I don't think anyone is to blame for this -- we were a ragtag group assembled from the internet! I don't think there was anything fundamentally wrong with the beta. I don't think any individual failed in a responsibility. I don't even think anyone was "in over their head" in terms of skill level. (Some of us were new to class C, sure, but what caused the incident* had little to do with skill. And could have been much more quickly remedied with better communication.)

What I've learned from this is that even if I'm not the most technically experienced, I can and should still step into a leadership roll and ensure that we all understand each other and know how to work together to solve problems.

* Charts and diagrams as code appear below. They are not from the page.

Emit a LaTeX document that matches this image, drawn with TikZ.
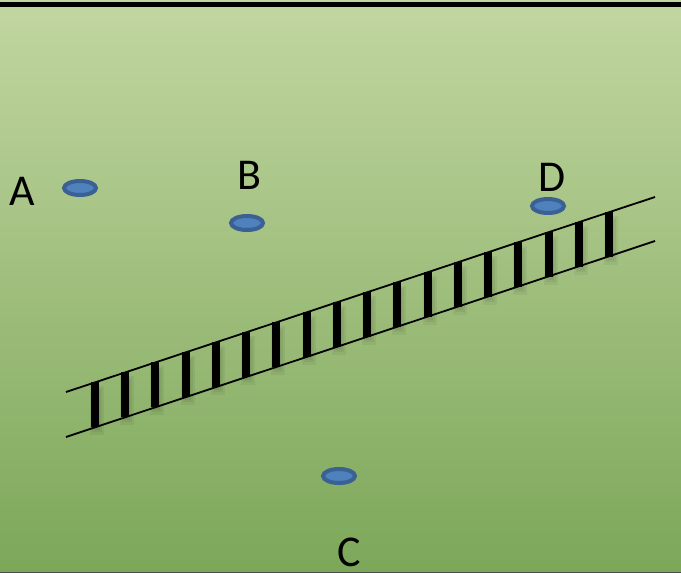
\documentclass[tikz,border=0pt]{standalone}
\usepackage{fontspec}
\setmainfont{Carlito}
\definecolor{fieldtop}{RGB}{194,214,161}
\definecolor{fieldbot}{RGB}{124,167,89}
\definecolor{spotfill}{RGB}{79,129,189}
\definecolor{spotline}{RGB}{58,96,148}
\tikzset{
	spot/.style={draw=spotline, fill=spotfill, line width=4pt},
	letter/.style={inner sep=0pt, font=\fontsize{44}{48}\selectfont},
	rail/.style={line width=1.8pt},
	tie/.style={line width=8pt},
	tieshade/.style={black, opacity=.05},
}
\begin{document}
	\begin{tikzpicture}[x=1pt,y=-1pt]
		\useasboundingbox (0,0) rectangle (681,573);
		\shade[top color=fieldtop, bottom color=fieldbot] (0,0) rectangle (681,573);
		\fill (0,1.5) rectangle (681,6.5);
		\fill[black!70] (0,571.5) rectangle (681,573);

		% the track
		\coordinate (r1) at (66,392);
		\coordinate (r2) at (655,197);
		\coordinate (s1) at (66,437);
		\coordinate (s2) at (655,241);
		\draw[rail] (r1) -- (r2);
		\draw[rail] (s1) -- (s2);

		\foreach \i in {0,...,17} {
			\pgfmathsetmacro{\tx}{95+30.24*\i}
			\pgfmathsetmacro{\ty}{392-0.3311*(\tx-66)}
			\fill[tieshade] (\tx-5,\ty+4) rectangle (\tx+9,\ty+53);
			\fill[tieshade] (\tx-3,\ty+6) rectangle (\tx+7,\ty+50);
			\fill[tieshade] (\tx-1,\ty+8) rectangle (\tx+5,\ty+48);
			\draw[tie] (\tx,\ty) -- (\tx,\ty+45);
		}

		\draw[spot] (80,188) ellipse (16 and 7);
		\draw[spot] (247,223) ellipse (16 and 7);
		\draw[spot] (548,206) ellipse (16 and 7);
		\draw[spot] (339,476) ellipse (16 and 7);

		\node[letter] (a) at (22,191) {A};
		\node[letter] (b) at (249,175) {B};
		\node[letter] (d) at (552,177) {D};
		\node[letter] (c) at (349,552) {C};
	\end{tikzpicture}
\end{document}
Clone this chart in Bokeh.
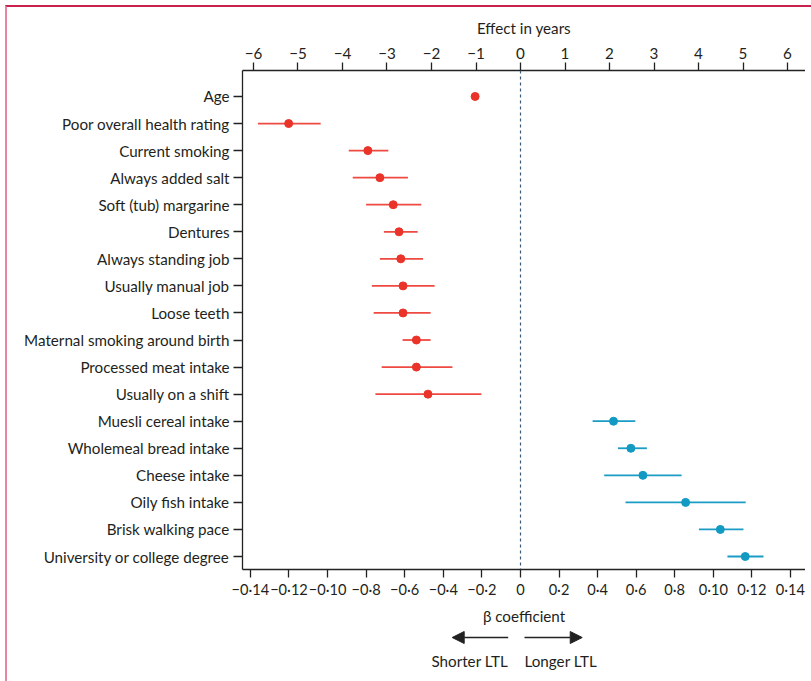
from bokeh.plotting import figure
from bokeh.layouts import column
from bokeh.models import (Range1d, LinearAxis, FixedTicker, Span, Arrow, NormalHead,
                          ColumnDataSource, GlobalInlineStyleSheet)
from bokeh.core.properties import value
from bokeh.embed import file_html
from bokeh.resources import INLINE

# ---------------- data ----------------
categories = [
    "Age", "Poor overall health rating", "Current smoking", "Always added salt",
    "Soft (tub) margarine", "Dentures", "Always standing job", "Usually manual job",
    "Loose teeth", "Maternal smoking around birth", "Processed meat intake",
    "Usually on a shift", "Muesli cereal intake", "Wholemeal bread intake",
    "Cheese intake", "Oily fish intake", "Brisk walking pace",
    "University or college degree",
]
effect_years = [-1.02, -5.21, -3.43, -3.16, -2.86, -2.73, -2.69, -2.64, -2.64, -2.34,
                -2.34, -2.08, 2.09, 2.48, 2.75, 3.71, 4.49, 5.05]
lower_years = [-1.06, -5.90, -3.86, -3.77, -3.47, -3.07, -3.16, -3.34, -3.30, -2.65,
               -3.12, -3.26, 1.62, 2.19, 1.88, 2.36, 4.01, 4.65]
upper_years = [-0.98, -4.49, -2.97, -2.53, -2.23, -2.31, -2.19, -1.93, -2.02, -2.02,
               -1.53, -0.88, 2.58, 2.84, 3.62, 5.06, 5.01, 5.46]

year_ticks = [-6, -5, -4, -3, -2, -1, 0, 1, 2, 3, 4, 5, 6]
year_labels = ["\u22126", "\u22125", "\u22124", "\u22123", "\u22122", "\u22121",
               "0", "1", "2", "3", "4", "5", "6"]
beta_ticks = [-0.14, -0.12, -0.10, -0.08, -0.06, -0.04, -0.02, 0.0,
              0.02, 0.04, 0.06, 0.08, 0.10, 0.12, 0.14]
beta_labels = ["\u22120\u00b714", "\u22120\u00b712", "\u22120\u00b710", "\u22120\u00b78",
               "\u22120\u00b76", "\u22120\u00b74", "\u22120\u00b72", "0", "0\u00b72",
               "0\u00b74", "0\u00b76", "0\u00b78", "0\u00b710", "0\u00b712", "0\u00b714"]
direction_labels = ["Shorter LTL", "Longer LTL"]

# ---------------- style ----------------
FONT = "Lato"
FS = "15.2px"
TXT = "#231f20"
RED = "#ea3329"
RED_CI = "#ee4a42"
BLUE = "#139ac3"
BLUE_CI = "#1a9cc4"

frame_css = GlobalInlineStyleSheet(css="""
body::before { content: ''; position: absolute; left: 5px; top: 5px;
  width: 806px; height: 676px; box-sizing: border-box;
  border-top: 2px solid #c8234f; border-left: 2px solid #e8869f;
  pointer-events: none; z-index: 10; }
""")

rows = list(range(len(categories)))
colors = [RED if e < 0 else BLUE for e in effect_years]
ci_colors = [RED_CI if e < 0 else BLUE_CI for e in effect_years]
src = ColumnDataSource(dict(y=rows, eff=effect_years, lo=lower_years, hi=upper_years,
                            c=colors, cc=ci_colors))

xr = Range1d(-6.247, 6.404)
p = figure(width=805, height=628, output_backend="svg", toolbar_location=None,
           x_range=xr, y_range=Range1d(17.48, -0.96),
           x_axis_location="above",
           min_border_left=242, min_border_right=0, min_border_top=70, min_border_bottom=59,
           stylesheets=[frame_css])
p.outline_line_color = None
p.xgrid.visible = False
p.ygrid.visible = False

# beta scale (bottom)
p.extra_x_ranges = {"beta": Range1d(-0.1441, 0.1478)}

xa = p.xaxis[0]
xa.ticker = FixedTicker(ticks=year_ticks)
xa.major_label_overrides = {t: l for t, l in zip(year_ticks, year_labels)}
xa.axis_label = "Effect in years"

bx = LinearAxis(x_range_name="beta", ticker=FixedTicker(ticks=beta_ticks))
bx.major_label_overrides = {t: l for t, l in zip(beta_ticks, beta_labels)}
bx.axis_label = "\u03b2 coefficient"
p.add_layout(bx, "below")

ya = p.yaxis[0]
ya.ticker = FixedTicker(ticks=rows)
ya.major_label_overrides = {i: c for i, c in zip(rows, categories)}

for ax in (xa, bx, ya):
    ax.axis_line_color = "#222222"
    ax.axis_line_width = 1.3
    ax.major_tick_line_color = "#222222"
    ax.major_tick_line_width = 1.3
    ax.major_tick_in = 0
    ax.major_tick_out = 8
    ax.minor_tick_line_color = None
    ax.major_label_text_font = FONT
    ax.major_label_text_font_size = FS
    ax.major_label_text_color = TXT
    ax.axis_label_text_font = FONT
    ax.axis_label_text_font_size = FS
    ax.axis_label_text_font_style = "normal"
    ax.axis_label_text_color = TXT
bx.major_label_text_font_size = "14.6px"
ya.major_tick_out = 9
ya.major_label_standoff = 4
xa.major_label_standoff = 4
xa.axis_label_standoff = 8
bx.major_label_standoff = 3
bx.axis_label_standoff = 6

p.add_layout(Span(location=0, dimension="height", line_color="#3b5b78",
                  line_dash="3 3", line_width=1.2))

p.segment(x0="lo", x1="hi", y0="y", y1="y", source=src, line_color="cc", line_width=1.8)
p.scatter(x="eff", y="y", source=src, size=8, fill_color="c", line_color="c")

# ---------------- direction arrows (second strip) ----------------
p2 = figure(width=805, height=46, output_backend="svg", toolbar_location=None,
            x_range=xr, y_range=Range1d(46, 0),
            min_border_left=242, min_border_right=0, min_border_top=0, min_border_bottom=0)
p2.axis.visible = False
p2.grid.visible = False
p2.outline_line_color = None

for xs, xe in ((-0.277, -1.535), (0.09, 1.387)):
    p2.add_layout(Arrow(x_start=xs, y_start=9, x_end=xe, y_end=9,
                        line_color="#222222", line_width=1.6,
                        end=NormalHead(size=12, fill_color="#222222",
                                       line_color="#222222")))
p2.text(x=[-0.277, 0.09], y=[32, 32], text=direction_labels,
        text_align=["right", "left"], text_baseline="middle",
        text_font=value(FONT), text_font_size=FS, text_color=TXT)

layout = column(p, p2, spacing=0)
open("out.html", "w").write(file_html(layout, INLINE))
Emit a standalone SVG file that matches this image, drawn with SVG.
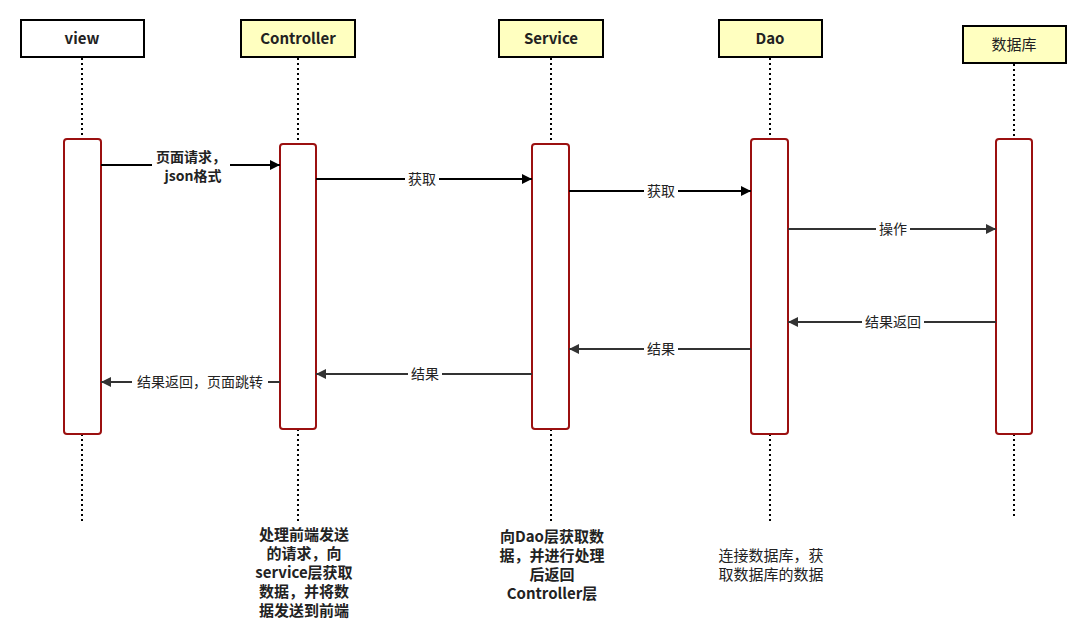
<svg xmlns="http://www.w3.org/2000/svg" width="1086" height="628" viewBox="0 0 1086 628">
<defs>
<style>
.hdr{stroke:#000;stroke-width:2;fill:#FFFFC0}
.hdrw{stroke:#000;stroke-width:2;fill:#fff}
.ht{font-family:"Noto Sans CJK SC","Noto Sans",sans-serif;font-size:15px;font-weight:bold;fill:#222;text-anchor:middle}
.life{stroke:#000;stroke-width:2;stroke-dasharray:2 3;fill:none}
.act{stroke:#9B1010;stroke-width:2;fill:#fff}
.msg{stroke:#000;stroke-width:2;fill:none}
.msg2{stroke:#333;stroke-width:2;fill:none}
.lbl{font-family:"Noto Sans CJK SC","Noto Sans",sans-serif;font-size:14px;fill:#222;text-anchor:middle}
.lbg{fill:#fff}
.note{font-family:"Noto Sans CJK SC","Noto Sans",sans-serif;font-size:15px;font-weight:bold;fill:#222;text-anchor:middle}
.note2{font-family:"Noto Sans CJK SC","Noto Sans",sans-serif;font-size:15px;fill:#222;text-anchor:middle}
</style>
<marker id="ah" viewBox="0 0 10 10" refX="10" refY="5" markerWidth="6" markerHeight="5" orient="auto" markerUnits="strokeWidth"><path d="M0,0 L10,5 L0,10 z" fill="#000"/></marker>
<marker id="ah2" viewBox="0 0 10 10" refX="10" refY="5" markerWidth="7" markerHeight="5" orient="auto" markerUnits="strokeWidth"><path d="M0,0 L10,5 L0,10 z" fill="#333"/></marker>
</defs>
<rect width="1086" height="628" fill="#fff"/>

<g id="view">
<line class="life" x1="82" y1="58" x2="82" y2="139"/>
<line class="life" x1="82" y1="434" x2="82" y2="521"/>
<rect class="hdrw" x="21" y="20" width="123" height="37"/>
<text class="ht" x="82" y="44">view</text>
<rect class="act" x="64" y="139" width="37" height="295" rx="3"/>
</g>

<g id="controller">
<line class="life" x1="298" y1="58" x2="298" y2="144"/>
<line class="life" x1="298" y1="429" x2="298" y2="521"/>
<rect class="hdr" x="241" y="20" width="114" height="37"/>
<text class="ht" x="298" y="44">Controller</text>
<rect class="act" x="280" y="144" width="36" height="285" rx="3"/>
</g>

<g id="service">
<line class="life" x1="551" y1="58" x2="551" y2="144"/>
<line class="life" x1="551" y1="429" x2="551" y2="521"/>
<rect class="hdr" x="499" y="20" width="104" height="37"/>
<text class="ht" x="551" y="44">Service</text>
<rect class="act" x="532" y="144" width="37" height="285" rx="3"/>
</g>

<g id="dao">
<line class="life" x1="770" y1="58" x2="770" y2="139"/>
<line class="life" x1="770" y1="434" x2="770" y2="521"/>
<rect class="hdr" x="719" y="20" width="103" height="37"/>
<text class="ht" x="770" y="44">Dao</text>
<rect class="act" x="751" y="139" width="37" height="295" rx="3"/>
</g>

<g id="db">
<line class="life" x1="1014" y1="64" x2="1014" y2="139"/>
<line class="life" x1="1014" y1="434" x2="1014" y2="516"/>
<rect class="hdr" x="963" y="26" width="103" height="37"/>
<text class="ht" x="1014" y="50" style="font-weight:normal">数据库</text>
<rect class="act" x="996" y="139" width="36" height="295" rx="3"/>
</g>

<g id="connectors">
<line class="msg" x1="101" y1="165" x2="280" y2="165" marker-end="url(#ah)"/>
<rect class="lbg" x="152" y="150" width="78" height="34"/>
<text class="lbl" x="191" y="162" font-weight="bold">页面请求，</text>
<text class="lbl" x="193" y="181" font-weight="bold">json格式</text>

<line class="msg" x1="316" y1="179" x2="532" y2="179" marker-end="url(#ah)"/>
<rect class="lbg" x="405" y="171" width="34" height="16"/>
<text class="lbl" x="422" y="184">获取</text>

<line class="msg" x1="569" y1="191" x2="751" y2="191" marker-end="url(#ah)"/>
<rect class="lbg" x="644" y="183" width="34" height="16"/>
<text class="lbl" x="661" y="196">获取</text>

<line class="msg2" x1="788" y1="229" x2="996" y2="229" marker-end="url(#ah2)"/>
<rect class="lbg" x="876" y="221" width="34" height="16"/>
<text class="lbl" x="893" y="234">操作</text>

<line class="msg2" x1="996" y1="322" x2="788" y2="322" marker-end="url(#ah2)"/>
<rect class="lbg" x="862" y="314" width="62" height="16"/>
<text class="lbl" x="893" y="327">结果返回</text>

<line class="msg2" x1="751" y1="349" x2="569" y2="349" marker-end="url(#ah2)"/>
<rect class="lbg" x="644" y="341" width="34" height="16"/>
<text class="lbl" x="661" y="354">结果</text>

<line class="msg2" x1="532" y1="374" x2="316" y2="374" marker-end="url(#ah2)"/>
<rect class="lbg" x="408" y="366" width="34" height="16"/>
<text class="lbl" x="425" y="379">结果</text>

<line class="msg2" x1="280" y1="382" x2="101" y2="382" marker-end="url(#ah2)"/>
<rect class="lbg" x="132" y="374" width="136" height="16"/>
<text class="lbl" x="200" y="387">结果返回，页面跳转</text>
</g>

<g id="note-controller">
<text class="note" x="304" y="540">处理前端发送</text>
<text class="note" x="304" y="559">的请求，向</text>
<text class="note" x="304" y="578">service层获取</text>
<text class="note" x="304" y="597">数据，并将数</text>
<text class="note" x="304" y="616">据发送到前端</text>
</g>

<g id="note-service">
<text class="note" x="552" y="542">向Dao层获取数</text>
<text class="note" x="552" y="561">据，并进行处理</text>
<text class="note" x="552" y="580">后返回</text>
<text class="note" x="552" y="599">Controller层</text>
</g>

<g id="note-dao">
<text class="note2" x="771" y="561">连接数据库，获</text>
<text class="note2" x="771" y="580">取数据库的数据</text>
</g>
</svg>
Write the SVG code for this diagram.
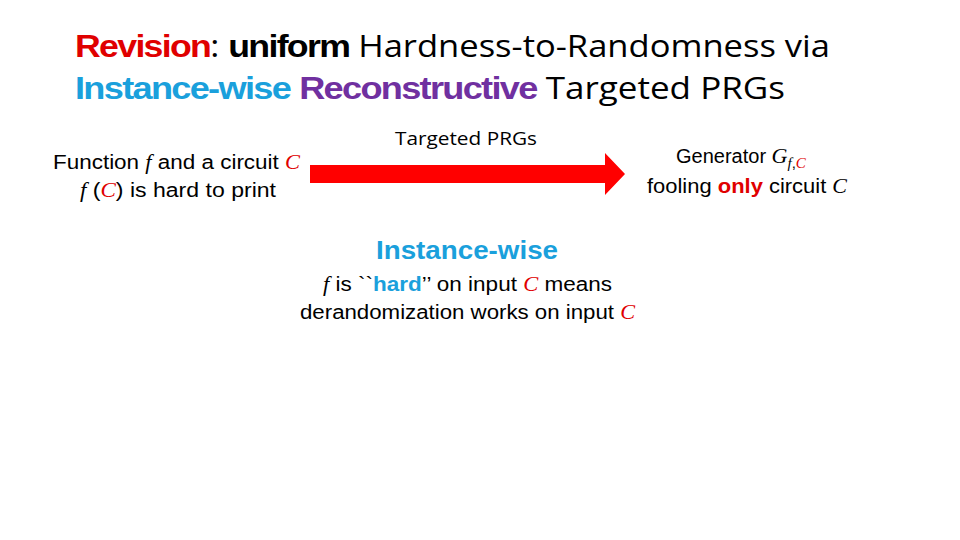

And if I don't know the other people in my group well, I should make doubly sure I'm educating myself by reading beta and practicing techniques before I leave.


  • In case you care, having talked to my BF a lot about this, what I can piece together is he got stuck and was unable to continue lowering himself, right on the part of the rap where the water flow is the strongest. This may have been caused by a rope caught between his back and his pack, but it's unclear (I saw it there as he was getting on rap and tried to get BF & Willie's attention but didn't; I didn't realize this was such a tough rap and figured BF could easily correct once on rap. My fault for not reading the beta and not making a bigger deal of what I saw). Getting stuck caused BF to get flipped forward, and with the pressure of the water, it was almost physically impossible for him to right himself (possibly made worse by having shoes that were not gripping the wet rock at all). He waved to those already down to try to signal his distress, but they either didn't see or didn't understand what he was trying to say. (I was still at the top and could not see anything.)